India’s Goods and Services Tax (GST) system brought a simplified, unified tax regime, replacing a complex web of older indirect taxes. At the heart of this system are three key components: Central Goods and Services Tax (CGST), State Goods and Services Tax (SGST), and Integrated Goods and Services Tax (IGST).
Understanding the differences between these three taxes, particularly how their rates are applied, is fundamental for every business owner and consumer in the country. The key factor that determines which tax applies is the location of the transaction.
CGST, SGST, and IGST: The Core Difference
The distinction between CGST, SGST, and IGST boils down to whether a supply of goods or services occurs within a single state or between two different states (or with an import/export).

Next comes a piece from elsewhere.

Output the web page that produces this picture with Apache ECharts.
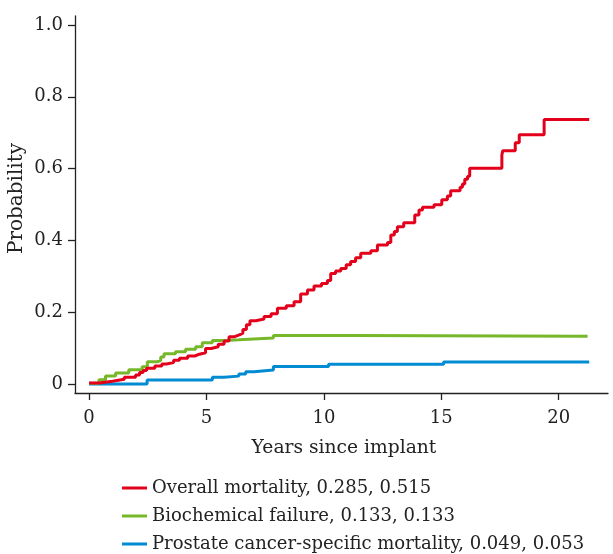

Feature | CGST (Central GST) | SGST (State GST) | IGST (Integrated GST) |
Applicability | Intra-State transaction (Within the same state/UT) | Intra-State transaction (Within the same state/UT) | Inter-State transaction (Between two states/UTs) or Import/Export |
Levying Authority | Central Government | State Government | Central Government |
Revenue Beneficiary | Central Government | Respective State Government | Centre and the Consuming State share the revenue |
Tax Rate | Half of the total GST rate | Half of the total GST rate | Full GST rate (CGST Rate + SGST Rate) |
Understanding the Rate Structure
The total GST rate for any product or service (e.g., 5%, 12%, 18%, 28%) is fixed. The split of this rate is what changes based on the transaction type.
1. Intra-State Supply (CGST + SGST)
When a seller and a buyer are located in the same state, the total GST is levied as a combination of CGST and SGST, with the total rate being split equally between the two.
Total GST Rate = GST Rate + SGST Rate
Example: 18% GST Rate
- CGST Rate = 9%
- SGST Rate = 9%
The combined 18% is charged, but paid separately to the Central and State governments.
2. Inter-State Supply (IGST)
When a seller and a buyer are located in different states (or in the case of imports/exports), the total GST is levied as a single tax called IGST.
IGST Rate = Total GST Rate
Example: 18% GST Rate
- IGST Rate = 18%
The IGST is collected entirely by the Central Government, which then automatically passes the state’s share to the destination or consuming state. This mechanism ensures a smooth flow of tax credit and simplifies inter-state trade.
Practical Examples of CGST, SGST, and IGST
1. Intra-State Sale (CGST + SGST)
Imagine a manufacturer in Maharashtra sells goods worth ₹10,000 to a retailer who is also in Maharashtra. Since the transaction occurs within the same state, both Central GST (CGST) and State GST (SGST) are applied.
- The manufacturer charges 6% CGST (₹600) and 6% SGST (₹600).
- The total GST collected is ₹1,200 (12% of ₹10,000).
- The Central Government receives the ₹600 for CGST, and the Maharashtra State Government receives the ₹600 for SGST.
- The retailer pays a total bill of ₹11,200.
2. Inter-State Sale (IGST)
Now, consider the same manufacturer in Maharashtra selling the same goods worth ₹10,000 to a buyer located in Gujarat. Since the goods are moving across state borders, only Integrated GST (IGST) is applied.
- The manufacturer charges the full 12% as IGST (₹1,200).
- The total tax collected is ₹1,200.
- This ₹1,200 is initially collected by the Central Government.
- Crucially, the Central Government later settles the state’s portion with Gujarat (the destination/consuming state), ensuring the tax revenue reaches the correct authority.
- The buyer in Gujarat pays a total bill of ₹11,200.
Conclusion:
The structure of CGST, SGST, and IGST is not merely a tax calculation method; it is the backbone of India’s unified economic framework.
By clearly segmenting the tax based on the nature of the transaction—CGST and SGST for local trade to ensure dual revenue collection, and IGST for inter-state commerce to streamline movement and credit flow—the GST regime successfully harmonizes the fiscal autonomy of states with the Centre’s need for a unified indirect tax system.